What a positive podcast! Reflecting on the interview with Lydia Pang on commissioning. She captivated me from the moment she started and presented a world and attitude that made me wish I was 40 years younger.
However, its never too late and advice like this is invaluable.
I am a “baby boomer” and started my working career where guilds were still around and your path to become a professional was through a strict programme and apprenticeship. You had to apply for work or commissions and submit your certificates/degrees and testimonials from someone in that industry did psychometric testing and had an interview before getting a job or contract that will allow you to be commissioned for work.
The world has changed and Lydia’s description of it is done in a positive way without discounting the problems of our time. She presented how creative millennial and post-millennial engage with a career and get commissions. The internet, social media and professional sites such as Linkedin, number of people trained and able to do the work has changed how all people including creatives find work or commissions or rather get found. the following is my interpretation of her podcast (Fletcher, 2019).

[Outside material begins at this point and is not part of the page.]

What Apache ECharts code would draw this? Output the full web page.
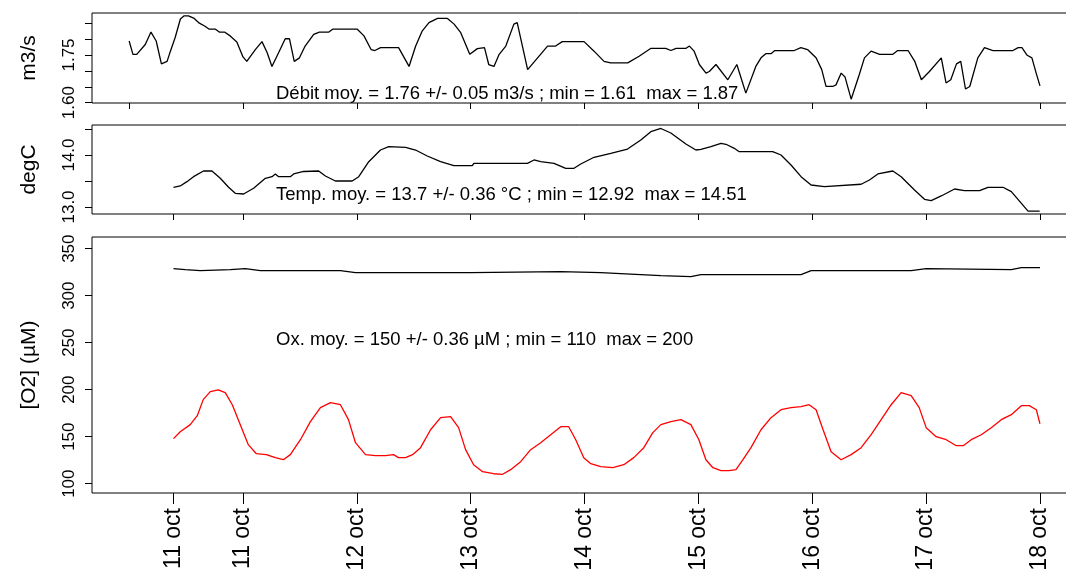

Almost every statement she made resulted in a mind-shift for me. And that is why I list them here for a personal record. My main takeaways from this podcast are:
- “When starting out, do as much as you can so you can find out what you don’t like doing.” She described how she interned where she could before and after UNI to see where she fit in the visual arts space. She freed herself from being defined as a photographer only by taking on other Photographic Roles and trying things that add to her value as a visual arts specialist such as copywriting etc. It reinforces the fact that we are all individuals that can bring a variety of skills and knowledge to a creative project. We can also use each project or internship to develop other skills or play a different role within that group. This advice is still wise for a 60-year-old starting out on a new career as a full-time photographer/creative.

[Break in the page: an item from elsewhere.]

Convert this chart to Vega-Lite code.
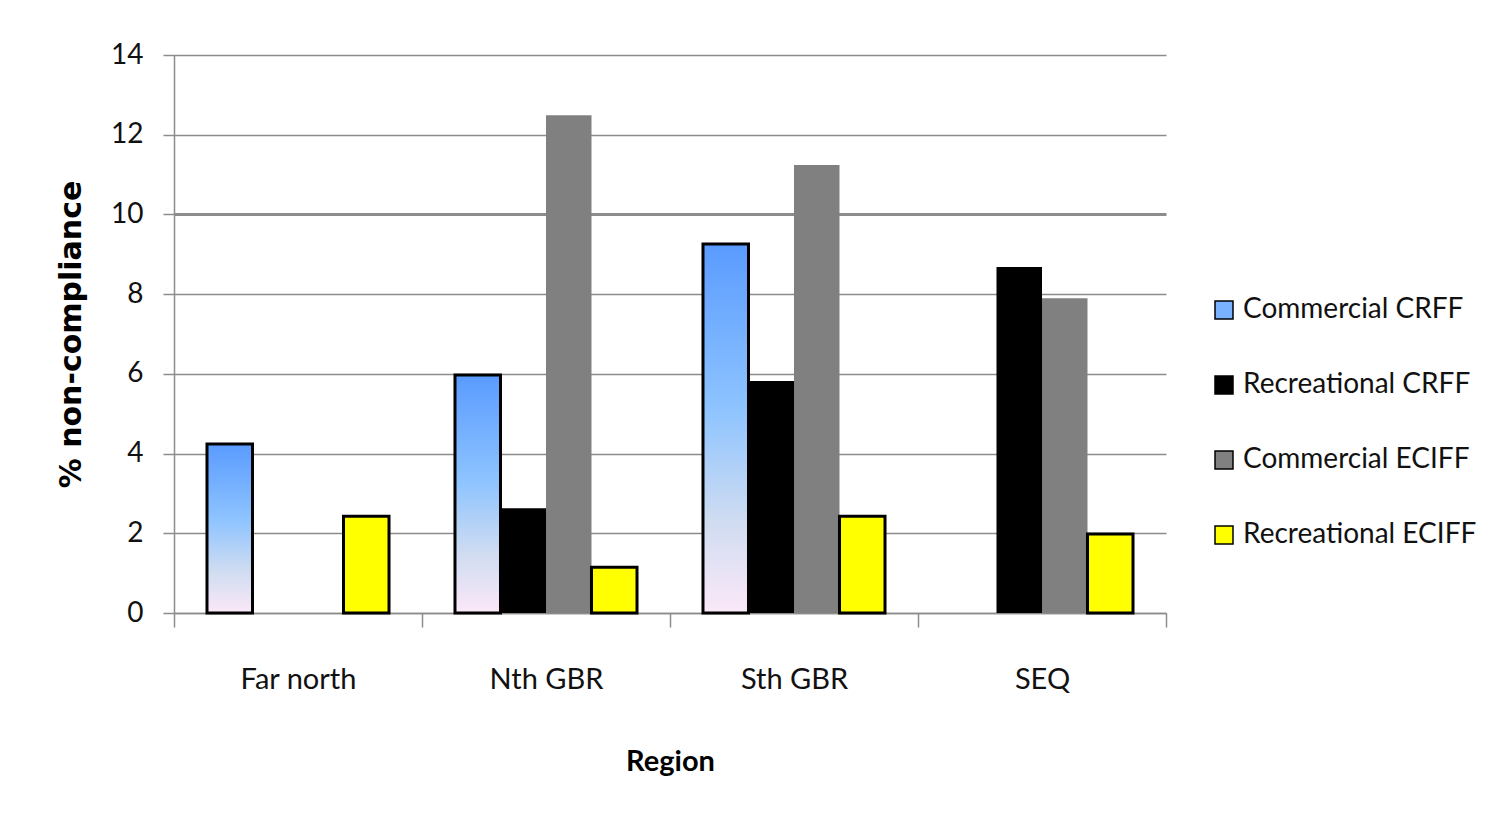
{
  "$schema": "https://vega.github.io/schema/vega-lite/v6.json",
  "autosize": {"type": "none"},
  "padding": {"left": 174, "top": 55, "right": 331, "bottom": 221},
  "width": 992,
  "height": 558,
  "background": "white",
  "config": {
    "view": {"stroke": null},
    "font": "Lato"
  },
  "data": {
    "values": [
      {"region": "Far north", "series": "Commercial CRFF", "pct": 4.24},
      {"region": "Far north", "series": "Recreational ECIFF", "pct": 2.43},
      {"region": "Nth GBR", "series": "Commercial CRFF", "pct": 5.97},
      {"region": "Nth GBR", "series": "Recreational CRFF", "pct": 2.63},
      {"region": "Nth GBR", "series": "Commercial ECIFF", "pct": 12.49},
      {"region": "Nth GBR", "series": "Recreational ECIFF", "pct": 1.15},
      {"region": "Sth GBR", "series": "Commercial CRFF", "pct": 9.26},
      {"region": "Sth GBR", "series": "Recreational CRFF", "pct": 5.82},
      {"region": "Sth GBR", "series": "Commercial ECIFF", "pct": 11.24},
      {"region": "Sth GBR", "series": "Recreational ECIFF", "pct": 2.43},
      {"region": "SEQ", "series": "Recreational CRFF", "pct": 8.68},
      {"region": "SEQ", "series": "Commercial ECIFF", "pct": 7.9},
      {"region": "SEQ", "series": "Recreational ECIFF", "pct": 1.98}
    ]
  },
  "mark": {"type": "bar", "stroke": "black"},
  "encoding": {
    "x": {
      "field": "region",
      "type": "nominal",
      "sort": ["Far north", "Nth GBR", "Sth GBR", "SEQ"],
      "scale": {"paddingInner": 0, "paddingOuter": 0},
      "axis": {
        "title": "Region",
        "titleFont": "Lato",
        "titleFontWeight": "bold",
        "titleFontSize": 29,
        "titleColor": "black",
        "titlePadding": 53,
        "labelAngle": 0,
        "labelFont": "Lato",
        "labelFontSize": 29,
        "labelColor": "#111",
        "labelPadding": 38,
        "tickBand": "extent",
        "tickSize": 14,
        "tickColor": "#8c8c8c",
        "tickWidth": 1.5,
        "domainColor": "#8c8c8c",
        "domainWidth": 1.5,
        "grid": false
      }
    },
    "xOffset": {
      "field": "series",
      "type": "nominal",
      "scale": {
        "domain": ["Commercial CRFF", "Recreational CRFF", "Commercial ECIFF", "Recreational ECIFF"],
        "paddingInner": 0,
        "paddingOuter": 0.725
      }
    },
    "y": {
      "field": "pct",
      "type": "quantitative",
      "scale": {"domain": [0, 14], "nice": false},
      "axis": {
        "title": "% non-compliance",
        "titleFont": "DejaVu Sans",
        "titleFontWeight": "bold",
        "titleFontSize": 30,
        "titleColor": "black",
        "titlePadding": 24,
        "values": [0, 2, 4, 6, 8, 10, 12, 14],
        "labelFont": "Lato",
        "labelFontSize": 28,
        "labelColor": "#111",
        "labelPadding": 20,
        "tickSize": 11,
        "tickColor": "#8c8c8c",
        "tickWidth": 1.5,
        "domainColor": "#8c8c8c",
        "domainWidth": 1.5,
        "grid": true,
        "gridColor": "#8c8c8c",
        "gridWidth": {"condition": {"test": "datum.value === 10", "value": 3}, "value": 1.5}
      }
    },
    "fill": {
      "field": "series",
      "type": "nominal",
      "scale": {
        "domain": ["Commercial CRFF", "Recreational CRFF", "Commercial ECIFF", "Recreational ECIFF"],
        "range": ["#79b3ff", "#000000", "#808080", "#ffff00"]
      },
      "condition": {
        "test": "datum.series === 'Commercial CRFF'",
        "value": {
          "gradient": "linear",
          "x1": 0, "y1": 0, "x2": 0, "y2": 1,
          "stops": [
            {"offset": 0, "color": "#5a9bff"},
            {"offset": 0.45, "color": "#8ec4ff"},
            {"offset": 0.75, "color": "#cfdcf1"},
            {"offset": 1, "color": "#fbe8f8"}
          ]
        }
      },
      "legend": {
        "title": null,
        "orient": "none",
        "legendX": 1036,
        "legendY": 241,
        "symbolType": "square",
        "symbolSize": 324,
        "labelFont": "Lato",
        "labelFontSize": 28,
        "labelColor": "#111",
        "labelOffset": 5,
        "labelLimit": 400,
        "rowPadding": 47,
        "encode": {
          "symbols": {
            "update": {
              "fill": [
                {
                  "test": "datum.value === 'Commercial CRFF'",
                  "value": {
                    "gradient": "linear",
                    "x1": 0, "y1": 0, "x2": 0, "y2": 1,
                    "stops": [
                      {"offset": 0, "color": "#8ec4ff"},
                      {"offset": 1, "color": "#f0eefa"}
                    ]
                  }
                },
                {"scale": "fill", "field": "value"}
              ],
              "stroke": [
                {"test": "datum.value === 'Commercial CRFF' || datum.value === 'Recreational ECIFF'", "value": "black"},
                {"value": null}
              ],
              "strokeWidth": {"value": 3},
              "opacity": {"value": 1}
            }
          }
        }
      }
    },
    "strokeWidth": {
      "condition": {
        "test": "datum.series === 'Commercial CRFF' || datum.series === 'Recreational ECIFF'",
        "value": 3
      },
      "value": 0
    }
  }
}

- Select the companies you identify with and bring you growth. Lydia identified the companies she wanted to work for and tried to find creative ways to get into them. Even tried to get a job as an account manager at M&C Saatchi Abel which led her to get a job in the ART department. Once I decide on what I want to commit to I need to identify and engage with enterprises that will allow me to grow even as a freelancer.
- Find your own voice in the industry. We all have something to say visually. It s finding a way to bring that forward and having you heard.
- Visibility is attained by disrupting to get commissions in the industry where there is so much sameness and is achieved through the adaption to use the new channels and mediums we are now making for, developing your brand, curating your work, and running and show up in a meaningful way in these platforms.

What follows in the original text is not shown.